Despite Obama's unquestioned lead in delegates, fundraising and the fervor of his followers, the Democratic race increasingly resembles an academic conference on the Heisenberg Uncertainty Principle. There are no verities, just various forms of spin-dried argumentation. Does Pennsylvania prove that -- like the March 4 Ohio and Texas primaries -- Obama cannot close the deal when he is one big-state victory away from being bathed in triumphal confetti at the Denver Convention? Or does Pennsylvania underscore for Democrats the dangers of scorched-earth politics (68 percent of voters in the exit polls thought that Clinton "attacked unfairly" and 41 percent say she is not "honest and trustworthy") at a time when Republicans and independent swing voters are moving in John McCain's direction?
But no matter how you frame it, Obama is the candidate who has not won a major primary since he swept Wisconsin on Feb. 22 by uncharacteristically carrying high-school-educated and lower-income voters. Yes, given his delegate lead, Democratic rules divvying up the primary vote proportionally, and the fact that there are only seven states left on the political calendar, Obama might survive a near-wipeout in the remaining delegate contests. But watching Obama stumble across the finish line as the presumptive nominee is not a formula to inspire the Democrats with confidence heading into the fall elections.
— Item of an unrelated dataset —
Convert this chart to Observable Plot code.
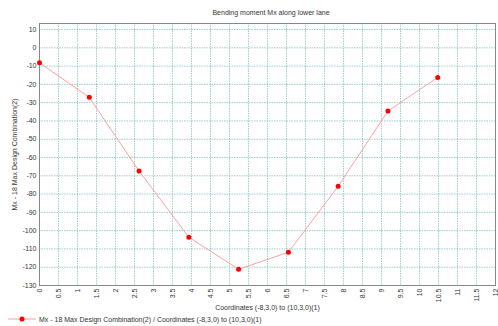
<!DOCTYPE html>
<html>
<head>
<meta charset="utf-8">
<script src="https://cdn.jsdelivr.net/npm/d3@7"></script>
<script src="https://cdn.jsdelivr.net/npm/@observablehq/plot@0.6"></script>
<style>
  html, body { margin: 0; padding: 0; background: #fff; }
  body { width: 498px; height: 326px; overflow: hidden; font-family: "Liberation Sans", Arial, sans-serif; }
  #title { height: 20px; line-height: 26px; text-align: center; font-size: 7px; color: #333; padding-left: 44px; box-sizing: border-box; }
  #legend { height: 14px; display: flex; align-items: center; font-size: 7px; color: #333; padding-left: 8px; }
  #legend svg { margin-right: 3px; }
</style>
</head>
<body>
<div id="title"></div>
<div id="chart"></div>
<div id="legend"></div>
<script>
const titleText = "Bending moment Mx along lower lane";
const yLabel = "Mx - 18 Max Design Combination(2)";
const xLabel = "Coordinates (-8,3,0) to (10,3,0)(1)";
const seriesName = "Mx - 18 Max Design Combination(2) / Coordinates (-8,3,0) to (10,3,0)(1)";

const xs = [0, 1.31, 2.62, 3.93, 5.24, 6.55, 7.86, 9.17, 10.48];
const mx = [-8.2, -27.1, -67.4, -103.6, -121.1, -111.8, -75.7, -34.6, -16.2];
const xTicks = d3.range(0, 12.001, 0.5).map(v => +v.toFixed(1));
const yTicks = d3.range(-130, 10.001, 10);

const data = xs.map((x, i) => ({x, y: mx[i]}));

document.getElementById("title").textContent = titleText;

const grid = {stroke: "#5aaeae", strokeOpacity: 0.6, strokeDasharray: "1.5,1", strokeWidth: 1};

const chart = Plot.plot({
  width: 498,
  height: 292,
  marginTop: 3,
  marginBottom: 27,
  marginLeft: 39,
  marginRight: 3,
  style: {fontFamily: "Liberation Sans, Arial, sans-serif", fontSize: "7px", color: "#333", background: "#fff"},
  x: {domain: [0, 12]},
  y: {domain: [-130, 13.3]},
  marks: [
    Plot.gridX(xTicks, grid),
    Plot.gridY(yTicks, grid),
    Plot.frame({stroke: "#888"}),
    Plot.axisX(xTicks, {tickSize: 0, tickPadding: 3, tickRotate: -90, tickFormat: d => String(d), label: xLabel, labelAnchor: "center", labelArrow: "none", labelOffset: 24, fill: "#333"}),
    Plot.axisY(yTicks, {tickSize: 0, tickPadding: 3, tickFormat: d => String(d), label: yLabel, labelAnchor: "center", labelArrow: "none", labelOffset: 27, fill: "#333"}),
    Plot.line(data, {x: "x", y: "y", stroke: "#ffa0a0", strokeWidth: 1}),
    Plot.dot(data, {x: "x", y: "y", fill: "#ff0000", r: 2.5})
  ]
});
document.getElementById("chart").appendChild(chart);

const legend = document.getElementById("legend");
legend.innerHTML = `<svg width="28" height="8"><line x1="0" y1="4" x2="28" y2="4" stroke="#ffa0a0" stroke-width="1"/><circle cx="14" cy="4" r="2.5" fill="#ff0000"/></svg><span></span>`;
legend.querySelector("span").textContent = seriesName;
</script>
</body>
</html>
Certainly, despite a six-day bus tour through blue-collar Pennsylvania, there was little in the returns to suggest that the first-term Illinois senator has expanded his coalition beyond those initially attracted to his inspirational candidacy. Obama's 10-pin travails in an Altoona bowling alley may have won him headlines (and a few mentions by me in prior articles), but this blue-collar bonding experience did not earn him votes. Clinton carried Blair County, in which the old railroad town of Altoona is the major city, by a 65-to-35 percent margin.
What is now certain is that the Democratic race has -- at minimum -- two weeks to run with the next gauntlet for Clinton, the May 6 Indiana and North Carolina primaries. Badly outspent in Pennsylvania, Clinton must once again look for an online fund-raising boost from small donors, even as she presumably searches under the sofa in Chappaqua for some of the loose change from the $109 million that the family has earned since leaving the White House.
But with popular Indiana Sen. Evan Bayh poised to play the same home-state-cheerleader role for Clinton that Govs. Ed Rendell (Pennsylvania) and Ted Strickland (Ohio) performed in recent primaries, the former first lady probably has an edge among the Hoosiers, even though the northwestern corner of the state is in the Chicago media market. But North Carolina, with a population that is 21 percent African-American, poses a far more daunting challenge for Clinton. An Obama sweep in these May 6 primaries would probably prompt a rush to judgment among the superdelegates, but Clinton is almost certain to fight on if she merely wins Indiana.
"You know, some people counted me out and said drop out," she declared in her Pennsylvania victory speech, using the same comeback-kid shtick that has served the Clintons well since the 1992 New Hampshire primary. In truth, the premature demand that Clinton hoist the white flag runs against both political history (every trailing candidate in her situation has taken the fight to the convention) and the competitive spirit. For all the scorn heaped on the institution of superdelegates (795 party leaders who go to the convention automatically without pledging to a candidate in the primaries or caucuses), Obama mathematically cannot come close to reaching a majority without a significant boost from these political free agents.
A fascinating wrinkle buried in the Pennsylvania exit polls is that Democratic voters do not appear to believe that Obama's nomination is a foregone conclusion. Given Obama's purportedly unassailable delegate lead, it was stunning that 43 percent of Pennsylvania voters said they believed that Clinton would be the Democratic nominee. Clearly, we have identified that proportion of the Pennsylvania electorate who never, ever turn on a cable TV news show.
In short, the easiest way for Democrats to end the long march through the primaries is simply by deciding en masse to vote for Barack Obama. But that did not happen in Tuesday night's primary, nor did it occur in Ohio and Texas (though Obama won the late-night caucuses there) seven weeks ago. As Obama is learning the hard way, hope and uplift are no substitute for a majority vote in a big-state primary.